• _Exercise_
From the listing that follows, extract every line and set it down unaltered.

— START OF Material supplied —

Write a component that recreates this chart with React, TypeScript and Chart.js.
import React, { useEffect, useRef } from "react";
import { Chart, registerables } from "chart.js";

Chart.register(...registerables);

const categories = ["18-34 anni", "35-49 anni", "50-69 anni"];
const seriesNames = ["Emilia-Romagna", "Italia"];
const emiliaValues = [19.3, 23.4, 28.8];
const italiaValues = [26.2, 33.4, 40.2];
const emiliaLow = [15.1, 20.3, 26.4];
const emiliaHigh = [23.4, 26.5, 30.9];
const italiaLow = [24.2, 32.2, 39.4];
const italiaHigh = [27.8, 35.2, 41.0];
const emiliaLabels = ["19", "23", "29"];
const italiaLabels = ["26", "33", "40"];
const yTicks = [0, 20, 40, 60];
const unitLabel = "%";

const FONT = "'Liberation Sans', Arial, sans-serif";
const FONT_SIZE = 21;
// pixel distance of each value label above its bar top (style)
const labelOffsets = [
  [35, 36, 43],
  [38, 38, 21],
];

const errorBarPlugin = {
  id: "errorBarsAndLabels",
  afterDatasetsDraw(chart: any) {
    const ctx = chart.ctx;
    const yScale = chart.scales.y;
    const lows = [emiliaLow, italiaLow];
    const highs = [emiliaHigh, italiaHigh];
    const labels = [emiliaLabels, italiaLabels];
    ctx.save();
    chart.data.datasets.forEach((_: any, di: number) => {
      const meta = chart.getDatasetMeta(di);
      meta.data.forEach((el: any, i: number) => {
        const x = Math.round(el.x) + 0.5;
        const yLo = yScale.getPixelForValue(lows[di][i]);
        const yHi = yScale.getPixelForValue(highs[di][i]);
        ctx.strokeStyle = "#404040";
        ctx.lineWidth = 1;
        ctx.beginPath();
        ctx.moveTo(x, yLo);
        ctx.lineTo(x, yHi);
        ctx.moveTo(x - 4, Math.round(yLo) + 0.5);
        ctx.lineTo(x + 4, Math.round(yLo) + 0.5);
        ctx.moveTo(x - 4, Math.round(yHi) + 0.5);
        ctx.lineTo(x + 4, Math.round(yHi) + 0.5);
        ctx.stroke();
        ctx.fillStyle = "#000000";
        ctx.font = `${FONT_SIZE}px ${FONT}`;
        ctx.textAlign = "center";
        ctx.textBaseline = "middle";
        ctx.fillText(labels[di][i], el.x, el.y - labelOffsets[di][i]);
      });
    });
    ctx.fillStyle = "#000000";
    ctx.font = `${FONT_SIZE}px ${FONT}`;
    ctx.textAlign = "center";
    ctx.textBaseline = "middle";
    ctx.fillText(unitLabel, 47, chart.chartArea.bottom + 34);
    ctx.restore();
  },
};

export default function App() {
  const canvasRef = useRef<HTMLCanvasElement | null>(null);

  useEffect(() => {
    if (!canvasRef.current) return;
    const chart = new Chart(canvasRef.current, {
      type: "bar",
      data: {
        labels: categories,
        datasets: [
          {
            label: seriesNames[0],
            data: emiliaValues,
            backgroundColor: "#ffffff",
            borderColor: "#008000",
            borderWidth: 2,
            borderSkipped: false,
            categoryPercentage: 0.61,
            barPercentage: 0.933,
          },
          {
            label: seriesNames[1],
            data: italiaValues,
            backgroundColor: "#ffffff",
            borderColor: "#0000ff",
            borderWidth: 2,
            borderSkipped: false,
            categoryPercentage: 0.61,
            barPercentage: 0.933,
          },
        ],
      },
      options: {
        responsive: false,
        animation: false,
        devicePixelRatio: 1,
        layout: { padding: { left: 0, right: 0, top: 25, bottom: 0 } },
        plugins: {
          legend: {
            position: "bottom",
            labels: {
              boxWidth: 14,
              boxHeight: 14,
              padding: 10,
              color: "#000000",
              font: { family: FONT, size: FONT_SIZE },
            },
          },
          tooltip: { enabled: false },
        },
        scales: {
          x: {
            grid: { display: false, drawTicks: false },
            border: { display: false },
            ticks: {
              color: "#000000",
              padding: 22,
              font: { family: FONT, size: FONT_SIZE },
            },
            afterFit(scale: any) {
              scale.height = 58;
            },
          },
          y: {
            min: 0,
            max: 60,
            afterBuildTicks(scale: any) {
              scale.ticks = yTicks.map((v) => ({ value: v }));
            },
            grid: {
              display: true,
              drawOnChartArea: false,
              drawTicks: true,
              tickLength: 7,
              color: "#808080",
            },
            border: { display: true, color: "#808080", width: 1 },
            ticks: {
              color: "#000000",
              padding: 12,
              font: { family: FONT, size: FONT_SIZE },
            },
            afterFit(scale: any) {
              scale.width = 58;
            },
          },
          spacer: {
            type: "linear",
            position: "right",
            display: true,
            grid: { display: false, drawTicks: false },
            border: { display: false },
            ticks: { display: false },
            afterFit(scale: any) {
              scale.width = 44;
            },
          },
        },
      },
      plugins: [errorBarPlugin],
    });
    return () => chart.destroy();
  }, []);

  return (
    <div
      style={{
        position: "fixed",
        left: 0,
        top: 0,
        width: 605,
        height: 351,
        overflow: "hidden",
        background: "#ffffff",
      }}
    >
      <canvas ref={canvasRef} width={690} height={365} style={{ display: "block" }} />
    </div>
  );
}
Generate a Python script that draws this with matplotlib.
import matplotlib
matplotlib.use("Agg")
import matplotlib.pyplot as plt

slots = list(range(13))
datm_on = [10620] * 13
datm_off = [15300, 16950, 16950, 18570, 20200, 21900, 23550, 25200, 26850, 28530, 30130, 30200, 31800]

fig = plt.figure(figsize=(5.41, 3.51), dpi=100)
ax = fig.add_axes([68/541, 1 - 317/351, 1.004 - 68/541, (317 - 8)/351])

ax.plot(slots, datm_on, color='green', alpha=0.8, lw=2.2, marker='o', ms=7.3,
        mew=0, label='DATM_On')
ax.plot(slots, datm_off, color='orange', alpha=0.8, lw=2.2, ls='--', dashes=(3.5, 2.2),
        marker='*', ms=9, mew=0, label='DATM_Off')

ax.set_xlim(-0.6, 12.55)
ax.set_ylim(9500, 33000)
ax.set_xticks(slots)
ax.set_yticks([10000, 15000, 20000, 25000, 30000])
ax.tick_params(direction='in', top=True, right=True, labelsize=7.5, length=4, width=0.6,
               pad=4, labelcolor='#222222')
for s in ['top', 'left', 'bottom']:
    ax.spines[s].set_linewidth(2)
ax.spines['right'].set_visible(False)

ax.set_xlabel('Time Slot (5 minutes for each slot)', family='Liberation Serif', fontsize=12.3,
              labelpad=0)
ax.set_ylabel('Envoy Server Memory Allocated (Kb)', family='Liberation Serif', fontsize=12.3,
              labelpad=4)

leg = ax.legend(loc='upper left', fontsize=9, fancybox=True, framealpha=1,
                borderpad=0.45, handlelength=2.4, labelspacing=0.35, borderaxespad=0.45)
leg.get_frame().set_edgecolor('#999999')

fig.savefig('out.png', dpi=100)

— END OF Material supplied —

• _The reply_
Write a component that recreates this chart with React, TypeScript and Chart.js.
import React, { useEffect, useRef } from "react";
import { Chart, registerables } from "chart.js";

Chart.register(...registerables);

const categories = ["18-34 anni", "35-49 anni", "50-69 anni"];
const seriesNames = ["Emilia-Romagna", "Italia"];
const emiliaValues = [19.3, 23.4, 28.8];
const italiaValues = [26.2, 33.4, 40.2];
const emiliaLow = [15.1, 20.3, 26.4];
const emiliaHigh = [23.4, 26.5, 30.9];
const italiaLow = [24.2, 32.2, 39.4];
const italiaHigh = [27.8, 35.2, 41.0];
const emiliaLabels = ["19", "23", "29"];
const italiaLabels = ["26", "33", "40"];
const yTicks = [0, 20, 40, 60];
const unitLabel = "%";

const FONT = "'Liberation Sans', Arial, sans-serif";
const FONT_SIZE = 21;
// pixel distance of each value label above its bar top (style)
const labelOffsets = [
  [35, 36, 43],
  [38, 38, 21],
];

const errorBarPlugin = {
  id: "errorBarsAndLabels",
  afterDatasetsDraw(chart: any) {
    const ctx = chart.ctx;
    const yScale = chart.scales.y;
    const lows = [emiliaLow, italiaLow];
    const highs = [emiliaHigh, italiaHigh];
    const labels = [emiliaLabels, italiaLabels];
    ctx.save();
    chart.data.datasets.forEach((_: any, di: number) => {
      const meta = chart.getDatasetMeta(di);
      meta.data.forEach((el: any, i: number) => {
        const x = Math.round(el.x) + 0.5;
        const yLo = yScale.getPixelForValue(lows[di][i]);
        const yHi = yScale.getPixelForValue(highs[di][i]);
        ctx.strokeStyle = "#404040";
        ctx.lineWidth = 1;
        ctx.beginPath();
        ctx.moveTo(x, yLo);
        ctx.lineTo(x, yHi);
        ctx.moveTo(x - 4, Math.round(yLo) + 0.5);
        ctx.lineTo(x + 4, Math.round(yLo) + 0.5);
        ctx.moveTo(x - 4, Math.round(yHi) + 0.5);
        ctx.lineTo(x + 4, Math.round(yHi) + 0.5);
        ctx.stroke();
        ctx.fillStyle = "#000000";
        ctx.font = `${FONT_SIZE}px ${FONT}`;
        ctx.textAlign = "center";
        ctx.textBaseline = "middle";
        ctx.fillText(labels[di][i], el.x, el.y - labelOffsets[di][i]);
      });
    });
    ctx.fillStyle = "#000000";
    ctx.font = `${FONT_SIZE}px ${FONT}`;
    ctx.textAlign = "center";
    ctx.textBaseline = "middle";
    ctx.fillText(unitLabel, 47, chart.chartArea.bottom + 34);
    ctx.restore();
  },
};

export default function App() {
  const canvasRef = useRef<HTMLCanvasElement | null>(null);

  useEffect(() => {
    if (!canvasRef.current) return;
    const chart = new Chart(canvasRef.current, {
      type: "bar",
      data: {
        labels: categories,
        datasets: [
          {
            label: seriesNames[0],
            data: emiliaValues,
            backgroundColor: "#ffffff",
            borderColor: "#008000",
            borderWidth: 2,
            borderSkipped: false,
            categoryPercentage: 0.61,
            barPercentage: 0.933,
          },
          {
            label: seriesNames[1],
            data: italiaValues,
            backgroundColor: "#ffffff",
            borderColor: "#0000ff",
            borderWidth: 2,
            borderSkipped: false,
            categoryPercentage: 0.61,
            barPercentage: 0.933,
          },
        ],
      },
      options: {
        responsive: false,
        animation: false,
        devicePixelRatio: 1,
        layout: { padding: { left: 0, right: 0, top: 25, bottom: 0 } },
        plugins: {
          legend: {
            position: "bottom",
            labels: {
              boxWidth: 14,
              boxHeight: 14,
              padding: 10,
              color: "#000000",
              font: { family: FONT, size: FONT_SIZE },
            },
          },
          tooltip: { enabled: false },
        },
        scales: {
          x: {
            grid: { display: false, drawTicks: false },
            border: { display: false },
            ticks: {
              color: "#000000",
              padding: 22,
              font: { family: FONT, size: FONT_SIZE },
            },
            afterFit(scale: any) {
              scale.height = 58;
            },
          },
          y: {
            min: 0,
            max: 60,
            afterBuildTicks(scale: any) {
              scale.ticks = yTicks.map((v) => ({ value: v }));
            },
            grid: {
              display: true,
              drawOnChartArea: false,
              drawTicks: true,
              tickLength: 7,
              color: "#808080",
            },
            border: { display: true, color: "#808080", width: 1 },
            ticks: {
              color: "#000000",
              padding: 12,
              font: { family: FONT, size: FONT_SIZE },
            },
            afterFit(scale: any) {
              scale.width = 58;
            },
          },
          spacer: {
            type: "linear",
            position: "right",
            display: true,
            grid: { display: false, drawTicks: false },
            border: { display: false },
            ticks: { display: false },
            afterFit(scale: any) {
              scale.width = 44;
            },
          },
        },
      },
      plugins: [errorBarPlugin],
    });
    return () => chart.destroy();
  }, []);

  return (
    <div
      style={{
        position: "fixed",
        left: 0,
        top: 0,
        width: 605,
        height: 351,
        overflow: "hidden",
        background: "#ffffff",
      }}
    >
      <canvas ref={canvasRef} width={690} height={365} style={{ display: "block" }} />
    </div>
  );
}
Generate a Python script that draws this with matplotlib.
import matplotlib
matplotlib.use("Agg")
import matplotlib.pyplot as plt

slots = list(range(13))
datm_on = [10620] * 13
datm_off = [15300, 16950, 16950, 18570, 20200, 21900, 23550, 25200, 26850, 28530, 30130, 30200, 31800]

fig = plt.figure(figsize=(5.41, 3.51), dpi=100)
ax = fig.add_axes([68/541, 1 - 317/351, 1.004 - 68/541, (317 - 8)/351])

ax.plot(slots, datm_on, color='green', alpha=0.8, lw=2.2, marker='o', ms=7.3,
        mew=0, label='DATM_On')
ax.plot(slots, datm_off, color='orange', alpha=0.8, lw=2.2, ls='--', dashes=(3.5, 2.2),
        marker='*', ms=9, mew=0, label='DATM_Off')

ax.set_xlim(-0.6, 12.55)
ax.set_ylim(9500, 33000)
ax.set_xticks(slots)
ax.set_yticks([10000, 15000, 20000, 25000, 30000])
ax.tick_params(direction='in', top=True, right=True, labelsize=7.5, length=4, width=0.6,
               pad=4, labelcolor='#222222')
for s in ['top', 'left', 'bottom']:
    ax.spines[s].set_linewidth(2)
ax.spines['right'].set_visible(False)

ax.set_xlabel('Time Slot (5 minutes for each slot)', family='Liberation Serif', fontsize=12.3,
              labelpad=0)
ax.set_ylabel('Envoy Server Memory Allocated (Kb)', family='Liberation Serif', fontsize=12.3,
              labelpad=4)

leg = ax.legend(loc='upper left', fontsize=9, fancybox=True, framealpha=1,
                borderpad=0.45, handlelength=2.4, labelspacing=0.35, borderaxespad=0.45)
leg.get_frame().set_edgecolor('#999999')

fig.savefig('out.png', dpi=100)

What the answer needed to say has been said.